*Task details*.
Don't copy the pictures; return every other part of the records exactly.

===

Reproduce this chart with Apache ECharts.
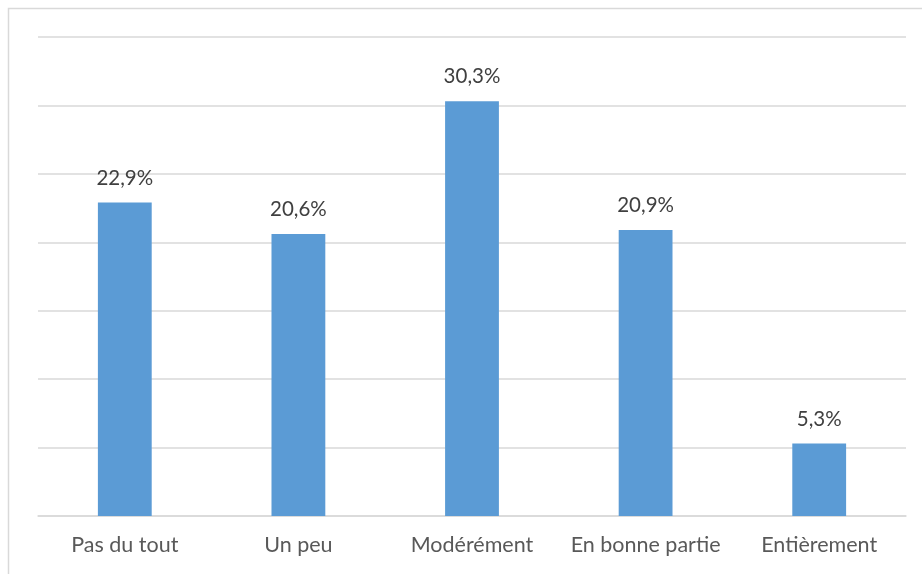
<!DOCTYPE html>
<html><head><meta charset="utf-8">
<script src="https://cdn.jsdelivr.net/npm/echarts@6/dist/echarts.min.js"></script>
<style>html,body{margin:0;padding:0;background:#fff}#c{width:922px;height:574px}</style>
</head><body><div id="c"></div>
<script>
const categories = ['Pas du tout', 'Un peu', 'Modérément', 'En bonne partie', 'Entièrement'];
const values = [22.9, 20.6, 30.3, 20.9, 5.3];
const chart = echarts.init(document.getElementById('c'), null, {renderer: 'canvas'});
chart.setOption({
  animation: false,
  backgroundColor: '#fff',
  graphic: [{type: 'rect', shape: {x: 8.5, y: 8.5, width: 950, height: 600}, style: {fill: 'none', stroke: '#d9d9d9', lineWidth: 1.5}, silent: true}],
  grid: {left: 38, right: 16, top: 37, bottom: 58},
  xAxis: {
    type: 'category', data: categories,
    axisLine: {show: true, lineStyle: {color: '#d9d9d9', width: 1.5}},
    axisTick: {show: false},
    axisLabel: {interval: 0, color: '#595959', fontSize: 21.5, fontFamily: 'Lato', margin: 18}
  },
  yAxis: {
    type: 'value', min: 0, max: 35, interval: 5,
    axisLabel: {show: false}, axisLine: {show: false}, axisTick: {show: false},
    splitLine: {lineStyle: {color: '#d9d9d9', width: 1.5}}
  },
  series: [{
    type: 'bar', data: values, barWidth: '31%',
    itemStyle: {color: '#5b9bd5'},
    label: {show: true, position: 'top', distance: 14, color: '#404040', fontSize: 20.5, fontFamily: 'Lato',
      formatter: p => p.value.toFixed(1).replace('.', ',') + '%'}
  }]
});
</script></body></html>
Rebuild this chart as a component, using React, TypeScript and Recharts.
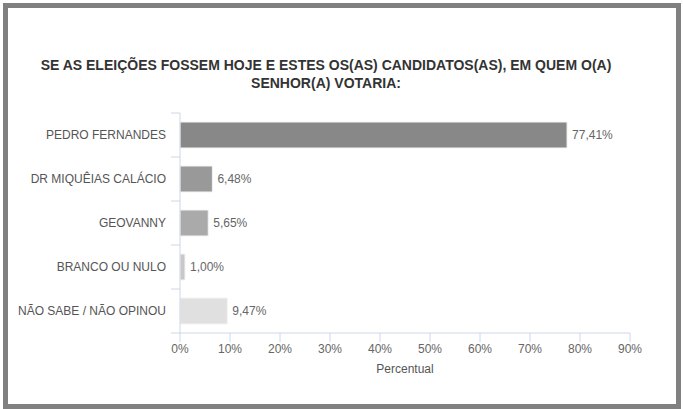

===

*Correct result*.
Reproduce this chart with Apache ECharts.
<!DOCTYPE html>
<html><head><meta charset="utf-8">
<script src="https://cdn.jsdelivr.net/npm/echarts@6/dist/echarts.min.js"></script>
<style>html,body{margin:0;padding:0;background:#fff}#c{width:922px;height:574px}</style>
</head><body><div id="c"></div>
<script>
const categories = ['Pas du tout', 'Un peu', 'Modérément', 'En bonne partie', 'Entièrement'];
const values = [22.9, 20.6, 30.3, 20.9, 5.3];
const chart = echarts.init(document.getElementById('c'), null, {renderer: 'canvas'});
chart.setOption({
  animation: false,
  backgroundColor: '#fff',
  graphic: [{type: 'rect', shape: {x: 8.5, y: 8.5, width: 950, height: 600}, style: {fill: 'none', stroke: '#d9d9d9', lineWidth: 1.5}, silent: true}],
  grid: {left: 38, right: 16, top: 37, bottom: 58},
  xAxis: {
    type: 'category', data: categories,
    axisLine: {show: true, lineStyle: {color: '#d9d9d9', width: 1.5}},
    axisTick: {show: false},
    axisLabel: {interval: 0, color: '#595959', fontSize: 21.5, fontFamily: 'Lato', margin: 18}
  },
  yAxis: {
    type: 'value', min: 0, max: 35, interval: 5,
    axisLabel: {show: false}, axisLine: {show: false}, axisTick: {show: false},
    splitLine: {lineStyle: {color: '#d9d9d9', width: 1.5}}
  },
  series: [{
    type: 'bar', data: values, barWidth: '31%',
    itemStyle: {color: '#5b9bd5'},
    label: {show: true, position: 'top', distance: 14, color: '#404040', fontSize: 20.5, fontFamily: 'Lato',
      formatter: p => p.value.toFixed(1).replace('.', ',') + '%'}
  }]
});
</script></body></html>
Rebuild this chart as a component, using React, TypeScript and Recharts.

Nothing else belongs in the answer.